Updated: Aug 15
When Wayne Static passed away in 2014, the music world lost a lasting icon. Rock stars, more so than anyone else, feel like they will live forever, and when the news breaks of their passing, untimely or otherwise, it’s a gut punch. Add to this that his widow, Tera Wray Static, would pass away roughly a year and a half later, and the whole situation is a tough pill to swallow. Fortunately, in the time since the frontman’s passing, a number of vocal demos were found in his estate, and this has allowed the founding members of the band - bassist/backing vocalist Tony Campos, guitarist Koichi Fukuda, and drummer Ken Jay - to record new material featuring their lost colleague. Other unwritten tunes were supported by Xer0, an as-yet-unknown lookalike who isn’t trying to replace Wayne, but rather honor his legacy and his decade-plus dedication to the art of evil disco.
Thus we have Project Regeneration, a collection of new material from the Wisconsin faithful. Their first material since 2009’s Cult of Static, the album is a tribute to their fallen leader, as well as a celebration of the nu metal that they didn’t necessarily invent, but certainly performed like few others could in the early 2000s. It’s a throwback and a comeback all at once, and all told, it’s a great time. It may be lost on those who are only discovering the band for the first time, but even with that considered, this is a fine record.
“Regeneration” starts off with a pulsing beat and voice samples akin to The Six Million Dollar Man, before “Hollow” busts through with a monstrous hook. This is the first taste of Wayne’s unreleased material, and if I had to place this one, it would feel like it came from the Shadow Zone era of the band, as they used more clean vocals and lower guitar tunings. Next is “Worth Dyin’ For,” chugging on the low B with another great riff. This one feels like Wisconsin Death Trip-era Static-X, with the half-growled, half-sung vocals evoking memories of “Bled for Days.” Evil disco is alive and well, even if its spiky-haired progenitor is no longer with us.
“Terminator Oscillator” is the first track to solely feature Xer0’s vocals, and he really does manage to get close to the sound of Static. Having seen the new Static-X live, the illusion is kept well by whoever lies under the mask, both in presentation and execution. “All These Years” sees Wayne’s screams as clear and piercing as ever in the chorus, and the song serves as a chiller, given its subject matter and singer. It feels as classic, true blue Static-X as anything does on the album. “Accelerate” is a skullcrusher of a riff, detuned guitars only needing a couple of notes to craft a thunderous riff.

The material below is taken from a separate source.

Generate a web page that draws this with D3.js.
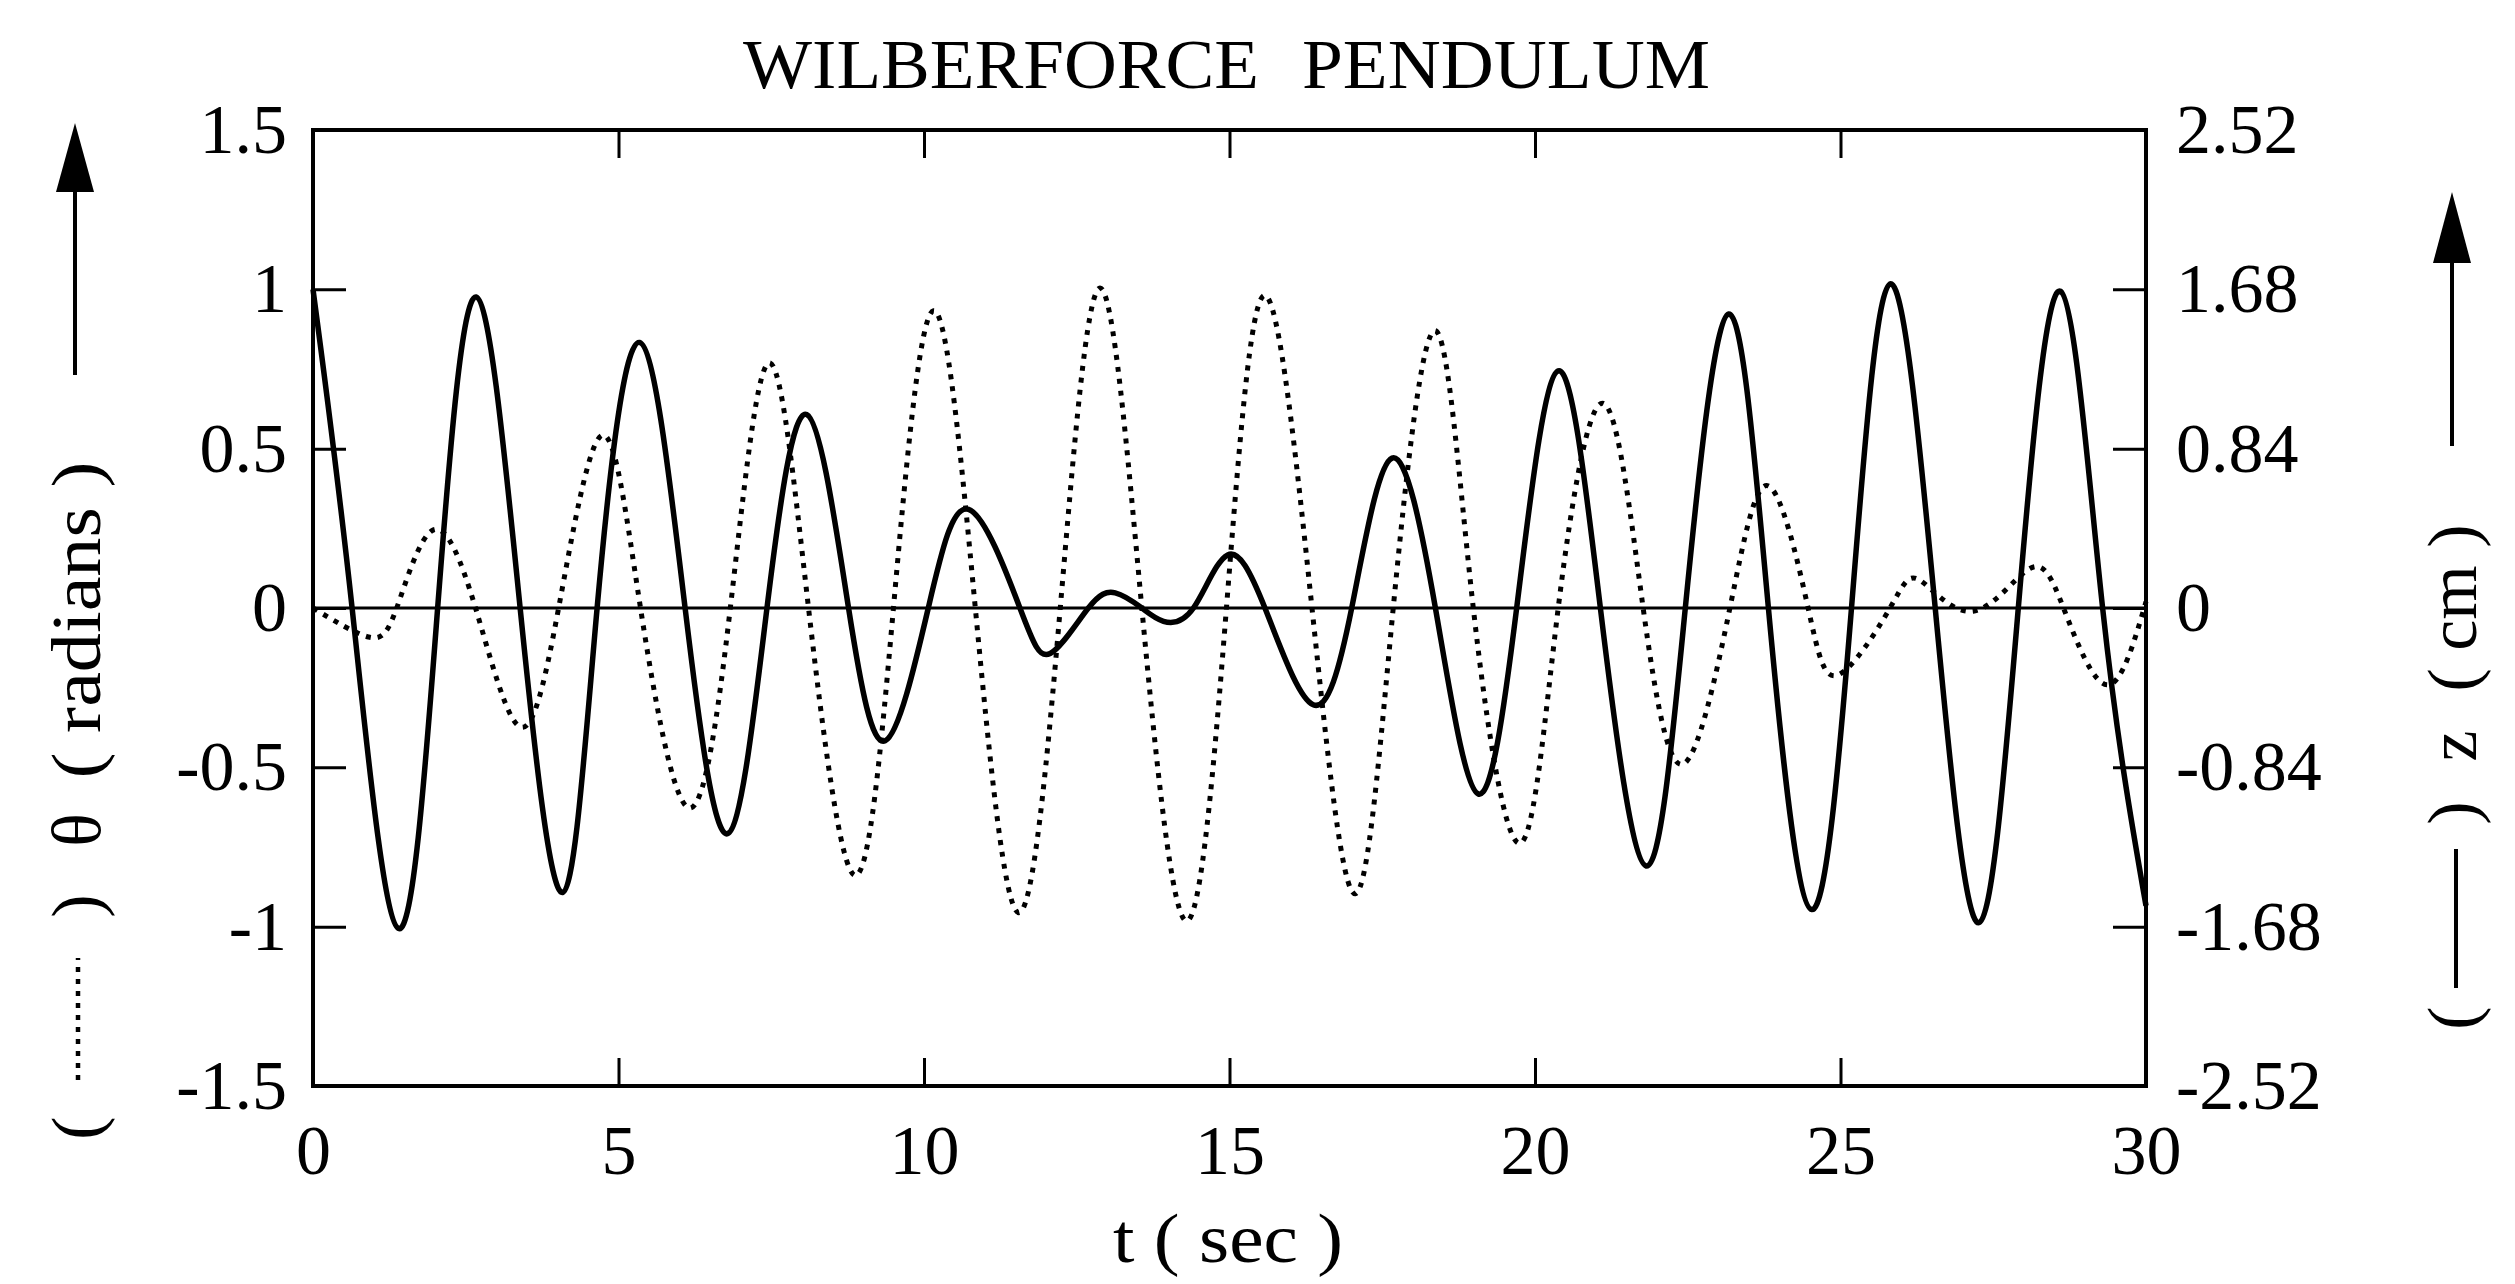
<!DOCTYPE html>
<html lang="en">

<head>
    <meta charset="UTF-8">
    <title>Wilberforce Pendulum</title>
    <script src="https://d3js.org/d3.v7.min.js"></script>
</head>
<style>
    body {
        margin: 0;
        background: #fff;
    }

    svg {
        display: block;
    }
</style>

<body>
    <svg width="2515" height="1284"></svg>
    <script>
        // tick values of the three axes
        var timeTicks = [0, 5, 10, 15, 20, 25, 30];
        var thetaTicks = [-1.5, -1, -0.5, 0, 0.5, 1, 1.5];
        var zTicks = [-2.52, -1.68, -0.84, 0, 0.84, 1.68, 2.52];

        // z (cm), solid line : turning points and zero crossings
        var zTime = [0, 0.64, 1.40, 2.04, 2.67, 3.39, 4.085, 4.65, 5.345, 6.09,
            6.785, 7.43, 8.08, 8.765, 9.365, 10.07, 10.73, 11.57, 12.065, 12.69,
            13.13, 13.565, 13.92, 14.41, 14.97, 15.58, 16.37, 17.0, 17.66, 18.37,
            19.07, 19.70, 20.38, 21.07, 21.82, 22.46, 23.17, 23.82, 24.53, 25.18,
            25.82, 26.55, 27.26, 27.91, 28.60, 29.29, 30];
        var zCm = [1.68, 0, -1.69, 0, 1.64, 0, -1.50, 0, 1.40, 0,
            -1.19, 0, 1.02, 0, -0.70, 0, 0.52, 0, -0.24, 0,
            0.08, 0, -0.07, 0, 0.28, 0, -0.51, 0, 0.79, 0,
            -0.98, 0, 1.25, 0, -1.36, 0, 1.55, 0, -1.59, 0,
            1.71, 0, -1.66, 0, 1.67, 0, -1.57];

        // theta (radians), dotted line
        var thetaTime = [0, 0.91, 1.37, 1.97, 2.66, 3.39, 4.02, 4.73, 5.36, 6.15,
            6.83, 7.46, 8.11, 8.87, 9.50, 10.155, 10.84, 11.55, 12.23, 12.88,
            13.565, 14.30, 14.95, 15.58, 16.35, 17.06, 17.68, 18.37, 18.99, 19.76,
            20.38, 21.12, 21.77, 22.42, 23.19, 23.82, 24.47, 24.96, 25.81, 26.30,
            27.17, 28.10, 28.65, 29.36, 30];
        var thetaRad = [0, -0.091, 0, 0.245, 0, -0.373, 0, 0.542, 0, -0.627,
            0, 0.769, 0, -0.839, 0, 0.933, 0, -0.956, 0, 1.004,
            0, -0.982, 0, 0.981, 0, -0.897, 0, 0.870, 0, -0.738,
            0, 0.642, 0, -0.49, 0, 0.383, 0, -0.21, 0, 0.087,
            -0.01, 0.124, 0, -0.241, 0.02];

        var svg = d3.select("svg"),
            plotLeft = 313,
            plotRight = 2146,
            plotTop = 130,
            plotBottom = 1086;
        var FONT = "'Liberation Serif', 'DejaVu Serif', serif";

        var x = d3.scaleLinear().domain([0, 30]).range([plotLeft, plotRight]);
        var yTheta = d3.scaleLinear().domain([-1.5, 1.5]).range([plotBottom, plotTop]);
        var yZ = d3.scaleLinear().domain([-2.52, 2.52]).range([plotBottom, plotTop]);

        function styleAxis(g) {
            g.select(".domain").remove();
            g.selectAll(".tick line").attr("stroke", "#000").attr("stroke-width", 3);
            g.selectAll(".tick text")
                .attr("font-family", FONT)
                .attr("font-size", 70)
                .attr("fill", "#000");
        }
        var plain = function (d) { return String(d); };

        // ticks point inwards on all four sides
        svg.append("g")
            .attr("transform", "translate(0," + plotBottom + ")")
            .call(d3.axisBottom(x).tickValues(timeTicks).tickSizeInner(-28).tickSizeOuter(0)
                .tickPadding(38).tickFormat(plain))
            .call(styleAxis);
        svg.append("g")
            .attr("transform", "translate(0," + plotTop + ")")
            .call(d3.axisTop(x).tickValues(timeTicks).tickSizeInner(-28).tickSizeOuter(0)
                .tickFormat(""))
            .call(styleAxis);
        svg.append("g")
            .attr("transform", "translate(" + plotLeft + ",0)")
            .call(d3.axisLeft(yTheta).tickValues(thetaTicks).tickSizeInner(-33).tickSizeOuter(0)
                .tickPadding(26).tickFormat(plain))
            .call(styleAxis);
        svg.append("g")
            .attr("transform", "translate(" + plotRight + ",0)")
            .call(d3.axisRight(yZ).tickValues(zTicks).tickSizeInner(-33).tickSizeOuter(0)
                .tickPadding(30).tickFormat(plain))
            .call(styleAxis);

        // frame
        svg.append("rect")
            .attr("x", plotLeft)
            .attr("y", plotTop)
            .attr("width", plotRight - plotLeft)
            .attr("height", plotBottom - plotTop)
            .style("fill", "none")
            .style("stroke", "#000")
            .style("stroke-width", 4);

        // zero line
        svg.append("line")
            .attr("x1", x(0))
            .attr("x2", x(30))
            .attr("y1", yTheta(0))
            .attr("y2", yTheta(0))
            .style("stroke", "#000")
            .style("stroke-width", 3);

        // theta, dotted
        var thetaData = thetaTime.map(function (t, i) { return { t: t, v: thetaRad[i] }; });
        svg.append("path")
            .datum(thetaData)
            .attr("d", d3.line()
                .x(function (d) { return x(d.t); })
                .y(function (d) { return yTheta(d.v); })
                .curve(d3.curveNatural))
            .style("fill", "none")
            .style("stroke", "#000")
            .style("stroke-width", 5)
            .style("stroke-dasharray", "5,7");

        // z, solid
        var zData = zTime.map(function (t, i) { return { t: t, v: zCm[i] }; });
        svg.append("path")
            .datum(zData)
            .attr("d", d3.line()
                .x(function (d) { return x(d.t); })
                .y(function (d) { return yZ(d.v); })
                .curve(d3.curveNatural))
            .style("fill", "none")
            .style("stroke", "#000")
            .style("stroke-width", 5.5);

        // title, two words
        svg.append("text")
            .attr("x", 743).attr("y", 88)
            .attr("textLength", 516).attr("lengthAdjust", "spacingAndGlyphs")
            .style("font-family", FONT).style("font-size", "70px")
            .text("WILBERFORCE");
        svg.append("text")
            .attr("x", 1302).attr("y", 88)
            .attr("textLength", 408).attr("lengthAdjust", "spacingAndGlyphs")
            .style("font-family", FONT).style("font-size", "70px")
            .text("PENDULUM");

        // x label
        svg.append("text")
            .attr("x", 1113).attr("y", 1262)
            .attr("textLength", 230).attr("lengthAdjust", "spacingAndGlyphs")
            .style("font-family", FONT).style("font-size", "70px")
            .text("t ( sec )");

        // rotated side labels, pieces centred at given page y
        function sideLabel(baseX, items) {
            var g = svg.append("g").attr("transform", "translate(" + baseX + ",0) rotate(-90)");
            items.forEach(function (d) {
                var t = g.append("text")
                    .attr("x", -d.y)
                    .attr("y", 0)
                    .attr("text-anchor", "middle")
                    .style("font-family", FONT)
                    .style("font-size", "70px")
                    .text(d.text);
                if (d.len) t.attr("textLength", d.len).attr("lengthAdjust", "spacingAndGlyphs");
            });
        }
        sideLabel(100, [
            { text: "(", y: 1128 },
            { text: ")", y: 906 },
            { text: "θ", y: 830 },
            { text: "( radians )", y: 620, len: 317 }
        ]);
        sideLabel(2476, [
            { text: "(", y: 1018 },
            { text: ")", y: 813 },
            { text: "z", y: 746 },
            { text: "( cm )", y: 608, len: 167 }
        ]);

        // line samples inside the brackets
        svg.append("line")
            .attr("x1", 78).attr("x2", 78).attr("y1", 1080).attr("y2", 958)
            .style("stroke", "#000").style("stroke-width", 4.5).style("stroke-dasharray", "5,7");
        svg.append("line")
            .attr("x1", 2456).attr("x2", 2456).attr("y1", 988).attr("y2", 849)
            .style("stroke", "#000").style("stroke-width", 4);

        // arrows
        function arrow(cx, tipY, headY, endY) {
            svg.append("line")
                .attr("x1", cx).attr("x2", cx).attr("y1", endY).attr("y2", headY)
                .style("stroke", "#000").style("stroke-width", 4);
            svg.append("path")
                .attr("d", "M" + cx + "," + tipY + "L" + (cx - 19) + "," + headY + "L" + (cx + 19) + "," + headY + "Z")
                .style("fill", "#000");
        }
        arrow(75, 123, 192, 375);
        arrow(2452, 192, 263, 446);
    </script>
</body>

</html>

“Bring You Down” feels like later-era Static, and hearing a song without Wayne screaming or using any sort of unclean vocals is odd. That said, this might be my favorite track of the album, second only to “Hollow.” Maybe it’s the vocals, maybe it’s the overall sound, but as a Static-X fan since my preteen years, it makes sense that the Wayne-sung tracks are standing out. No disrespect to Xer0 intended, but these tracks feel like my early high school years again, and feeling nostalgic at my age is such a weird feeling. It is on “My Destruction” that I start to wonder if the rumors of Edsel Dope playing the role of Xer0 are true, as the vocals sound like his if you put them up against just about any Dope song.
Yes, I’m aware there’s a good chance that it is Edsel under the mask. As a wrestling fan, I try to suspend disbelief, so just gimme a break and let a dude live, alright?
“Something Of My Own” feels like a radio-ready rocker, with a four on the floor groove instead of a classic dance beat. It’s a great track, don’t get me wrong, but this one feels a little more commercial, and while I don’t think that’s a bad thing, for a band like Static-X, that feels like something worth noting. The riffing on “Otsego Placebo” is classic, and the synths add a creepy, unsettling edge to this pulse-pounding track. It’s high-energy, balls to the wall, and it’s just so fun. “Follow,” which sees Xer0 share vocals with Wayne, feels like later, perhaps Cult of Static-era material, while the album closer is the most unique of the bunch. “Dead Souls” sees Uncle Al Jourgensen (Ministry, Revolting Cocks, et al) lend his vocals to what is as close to a power ballad as we could see Static-X doing. Again, much like “Something Of My Own,” I don’t say that to slight the song or the creative direction, but it does stand out among everything else on display, and I can already see some of the more hardcore fans raising eyebrows or thumbing their noses at this one.
But this one isn’t for them. Project Regeneration is for the fans, it’s for the band, it is for Wayne. Even setting that aside, this is a fun album. Ulrich Wild, the producer of this and much of the industrial metal scene in the Nineties and Naughties, has helped the band find that classic sound, while playing around with new techniques to make a wholly enjoyable record. Again, I can’t say that a new fan of Static-X would necessarily “get it,” but that doesn’t mean I’m recommending this album any less.